**Records shown:**
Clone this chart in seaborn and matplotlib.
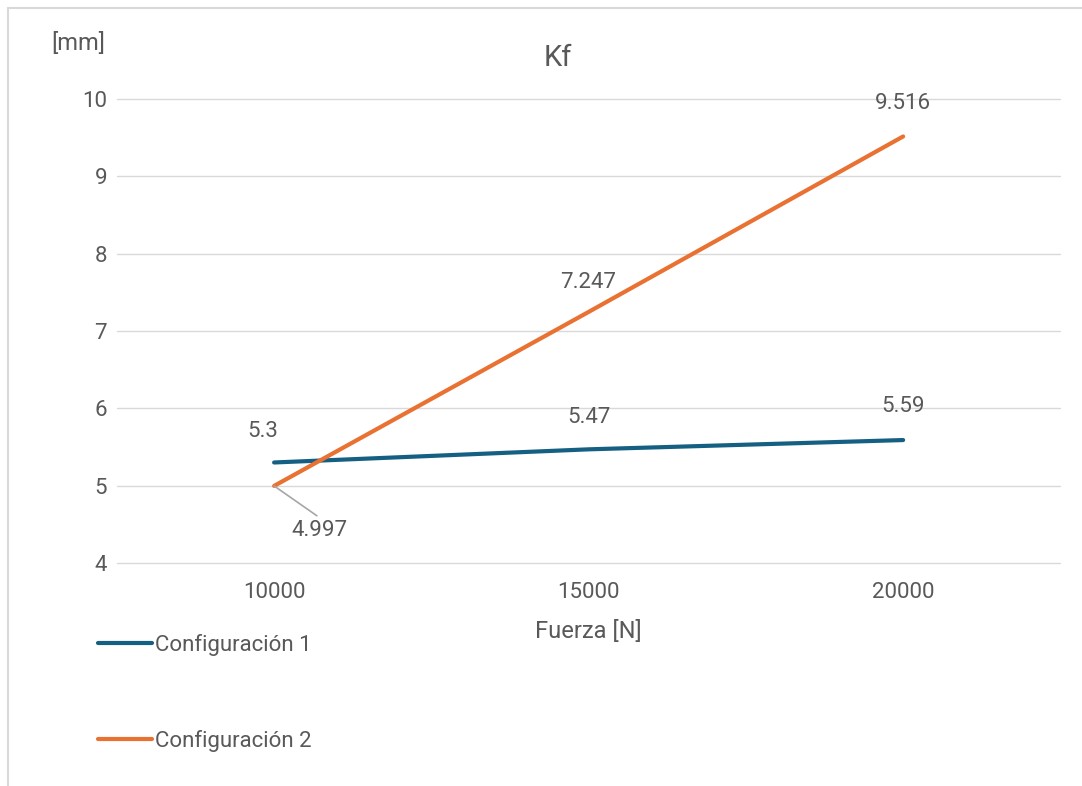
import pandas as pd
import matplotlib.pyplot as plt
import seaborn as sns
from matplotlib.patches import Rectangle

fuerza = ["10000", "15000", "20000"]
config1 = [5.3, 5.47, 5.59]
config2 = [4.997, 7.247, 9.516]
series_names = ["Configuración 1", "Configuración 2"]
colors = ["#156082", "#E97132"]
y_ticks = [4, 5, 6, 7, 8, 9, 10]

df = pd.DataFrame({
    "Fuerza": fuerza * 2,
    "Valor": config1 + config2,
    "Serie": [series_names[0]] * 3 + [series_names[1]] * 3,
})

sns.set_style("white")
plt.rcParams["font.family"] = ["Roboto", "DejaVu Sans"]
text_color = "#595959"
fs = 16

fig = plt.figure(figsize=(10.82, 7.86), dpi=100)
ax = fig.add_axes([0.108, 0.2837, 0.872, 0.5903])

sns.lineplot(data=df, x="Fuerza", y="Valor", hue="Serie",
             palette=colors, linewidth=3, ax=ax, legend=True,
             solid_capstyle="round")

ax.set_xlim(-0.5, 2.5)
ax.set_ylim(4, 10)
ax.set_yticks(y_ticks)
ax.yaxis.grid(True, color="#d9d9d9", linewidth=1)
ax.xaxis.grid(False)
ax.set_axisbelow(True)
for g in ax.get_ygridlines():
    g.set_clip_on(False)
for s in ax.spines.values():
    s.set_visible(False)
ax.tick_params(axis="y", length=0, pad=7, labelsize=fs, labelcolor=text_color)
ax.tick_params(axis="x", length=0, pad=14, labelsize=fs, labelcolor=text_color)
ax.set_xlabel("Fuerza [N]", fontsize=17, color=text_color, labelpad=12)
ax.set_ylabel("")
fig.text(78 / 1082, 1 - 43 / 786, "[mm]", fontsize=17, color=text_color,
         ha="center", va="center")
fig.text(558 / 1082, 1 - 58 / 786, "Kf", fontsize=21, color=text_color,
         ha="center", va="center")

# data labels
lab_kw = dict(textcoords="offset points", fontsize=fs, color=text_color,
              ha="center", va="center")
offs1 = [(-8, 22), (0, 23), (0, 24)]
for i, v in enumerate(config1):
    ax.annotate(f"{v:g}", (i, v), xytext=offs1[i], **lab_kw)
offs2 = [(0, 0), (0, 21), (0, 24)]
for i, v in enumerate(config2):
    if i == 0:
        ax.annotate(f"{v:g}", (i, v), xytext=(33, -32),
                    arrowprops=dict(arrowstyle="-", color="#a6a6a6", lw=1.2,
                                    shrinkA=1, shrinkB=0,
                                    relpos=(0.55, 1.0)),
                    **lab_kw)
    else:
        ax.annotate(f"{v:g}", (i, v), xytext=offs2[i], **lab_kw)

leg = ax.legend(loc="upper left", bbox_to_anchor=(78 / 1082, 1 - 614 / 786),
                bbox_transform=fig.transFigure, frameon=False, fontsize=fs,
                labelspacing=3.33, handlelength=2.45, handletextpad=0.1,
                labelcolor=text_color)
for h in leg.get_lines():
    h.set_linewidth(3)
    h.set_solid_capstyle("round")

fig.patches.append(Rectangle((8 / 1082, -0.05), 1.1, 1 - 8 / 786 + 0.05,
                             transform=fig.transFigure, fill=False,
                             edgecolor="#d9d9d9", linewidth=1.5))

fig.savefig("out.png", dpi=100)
* * *
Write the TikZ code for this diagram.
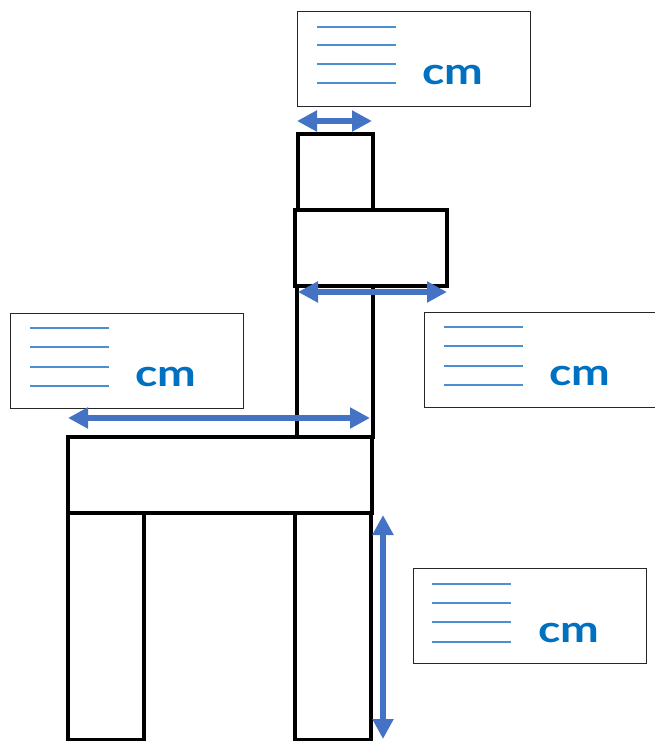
* * *
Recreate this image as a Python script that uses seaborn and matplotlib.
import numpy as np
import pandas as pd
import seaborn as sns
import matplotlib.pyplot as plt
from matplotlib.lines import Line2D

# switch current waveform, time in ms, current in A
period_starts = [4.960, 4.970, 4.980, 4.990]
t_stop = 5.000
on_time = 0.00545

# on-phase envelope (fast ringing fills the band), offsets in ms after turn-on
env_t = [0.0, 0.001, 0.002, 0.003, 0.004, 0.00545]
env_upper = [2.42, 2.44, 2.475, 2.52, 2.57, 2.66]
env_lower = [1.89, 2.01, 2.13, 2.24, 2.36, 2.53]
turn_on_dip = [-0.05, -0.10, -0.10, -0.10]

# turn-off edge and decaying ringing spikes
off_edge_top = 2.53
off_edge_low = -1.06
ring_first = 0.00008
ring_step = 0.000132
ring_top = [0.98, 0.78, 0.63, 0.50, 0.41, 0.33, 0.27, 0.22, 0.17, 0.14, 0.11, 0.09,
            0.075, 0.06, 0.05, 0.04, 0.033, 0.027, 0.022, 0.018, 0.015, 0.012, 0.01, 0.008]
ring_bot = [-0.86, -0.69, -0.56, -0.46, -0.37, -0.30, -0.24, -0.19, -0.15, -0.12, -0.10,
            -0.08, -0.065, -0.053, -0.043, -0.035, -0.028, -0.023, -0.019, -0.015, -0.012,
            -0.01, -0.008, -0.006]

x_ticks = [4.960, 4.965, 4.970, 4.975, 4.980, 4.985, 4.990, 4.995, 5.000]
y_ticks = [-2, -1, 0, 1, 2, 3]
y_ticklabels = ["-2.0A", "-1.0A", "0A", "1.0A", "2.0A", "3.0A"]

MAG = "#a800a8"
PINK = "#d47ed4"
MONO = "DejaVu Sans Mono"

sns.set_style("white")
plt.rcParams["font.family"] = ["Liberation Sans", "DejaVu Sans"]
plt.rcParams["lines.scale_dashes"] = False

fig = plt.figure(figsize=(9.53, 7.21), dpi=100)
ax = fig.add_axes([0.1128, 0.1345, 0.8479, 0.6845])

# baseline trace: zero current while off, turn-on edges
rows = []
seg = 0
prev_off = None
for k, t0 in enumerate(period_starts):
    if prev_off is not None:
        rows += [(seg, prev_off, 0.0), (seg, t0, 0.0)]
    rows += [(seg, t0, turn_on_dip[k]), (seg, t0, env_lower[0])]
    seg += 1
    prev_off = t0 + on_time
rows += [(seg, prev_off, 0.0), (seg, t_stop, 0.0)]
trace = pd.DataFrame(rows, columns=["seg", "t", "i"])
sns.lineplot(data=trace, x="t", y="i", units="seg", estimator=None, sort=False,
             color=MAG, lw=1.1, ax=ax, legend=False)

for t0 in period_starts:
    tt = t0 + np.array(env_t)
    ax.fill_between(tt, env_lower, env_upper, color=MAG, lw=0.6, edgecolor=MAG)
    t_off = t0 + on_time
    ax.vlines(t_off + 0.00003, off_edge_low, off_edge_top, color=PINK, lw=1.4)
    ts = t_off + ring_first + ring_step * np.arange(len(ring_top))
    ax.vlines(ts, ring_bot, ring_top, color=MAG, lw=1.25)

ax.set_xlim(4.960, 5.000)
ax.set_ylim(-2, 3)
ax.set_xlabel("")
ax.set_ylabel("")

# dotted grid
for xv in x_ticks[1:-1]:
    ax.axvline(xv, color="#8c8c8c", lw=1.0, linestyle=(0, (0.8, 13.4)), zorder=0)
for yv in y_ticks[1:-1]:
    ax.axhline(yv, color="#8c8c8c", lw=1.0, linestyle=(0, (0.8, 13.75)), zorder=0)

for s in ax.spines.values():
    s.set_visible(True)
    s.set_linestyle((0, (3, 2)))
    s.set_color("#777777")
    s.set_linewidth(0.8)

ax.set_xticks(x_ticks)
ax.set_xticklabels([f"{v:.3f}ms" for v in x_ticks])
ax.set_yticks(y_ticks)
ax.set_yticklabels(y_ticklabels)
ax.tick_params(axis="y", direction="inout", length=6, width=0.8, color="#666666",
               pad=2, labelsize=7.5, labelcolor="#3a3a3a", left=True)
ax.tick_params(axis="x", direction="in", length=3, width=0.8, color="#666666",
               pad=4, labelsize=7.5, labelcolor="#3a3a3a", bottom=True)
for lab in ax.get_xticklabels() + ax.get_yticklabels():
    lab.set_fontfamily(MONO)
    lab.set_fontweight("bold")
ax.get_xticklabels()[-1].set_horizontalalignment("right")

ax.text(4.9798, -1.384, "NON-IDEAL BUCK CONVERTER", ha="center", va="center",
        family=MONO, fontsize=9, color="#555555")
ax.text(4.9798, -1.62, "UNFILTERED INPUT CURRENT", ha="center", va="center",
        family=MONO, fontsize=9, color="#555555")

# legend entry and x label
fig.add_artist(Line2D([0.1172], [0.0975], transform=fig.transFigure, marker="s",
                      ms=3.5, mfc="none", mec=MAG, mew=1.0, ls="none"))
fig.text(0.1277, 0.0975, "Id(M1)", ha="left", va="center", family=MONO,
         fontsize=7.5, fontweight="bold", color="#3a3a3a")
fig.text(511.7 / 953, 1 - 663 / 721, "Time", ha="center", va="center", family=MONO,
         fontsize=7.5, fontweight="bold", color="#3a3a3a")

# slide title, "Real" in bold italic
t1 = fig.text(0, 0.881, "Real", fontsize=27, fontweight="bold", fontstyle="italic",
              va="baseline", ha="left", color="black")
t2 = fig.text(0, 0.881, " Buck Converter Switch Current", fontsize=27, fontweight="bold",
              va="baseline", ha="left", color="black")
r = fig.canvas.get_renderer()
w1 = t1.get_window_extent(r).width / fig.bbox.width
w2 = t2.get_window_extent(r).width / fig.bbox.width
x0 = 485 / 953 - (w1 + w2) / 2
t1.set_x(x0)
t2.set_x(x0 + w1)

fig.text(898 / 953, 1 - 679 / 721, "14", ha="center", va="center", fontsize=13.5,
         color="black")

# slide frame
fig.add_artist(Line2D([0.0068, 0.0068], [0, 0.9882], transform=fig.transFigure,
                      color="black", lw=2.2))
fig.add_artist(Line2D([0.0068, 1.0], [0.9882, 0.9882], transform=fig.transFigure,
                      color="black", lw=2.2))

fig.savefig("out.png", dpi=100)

**Work to do:**
Look back at the entries above. Retype the line with "Recreate this image", the line with "from matplotlib.lines import Line2D", and all lines in between.

**Exercise result:**
Recreate this image as a Python script that uses seaborn and matplotlib.
import numpy as np
import pandas as pd
import seaborn as sns
import matplotlib.pyplot as plt
from matplotlib.lines import Line2D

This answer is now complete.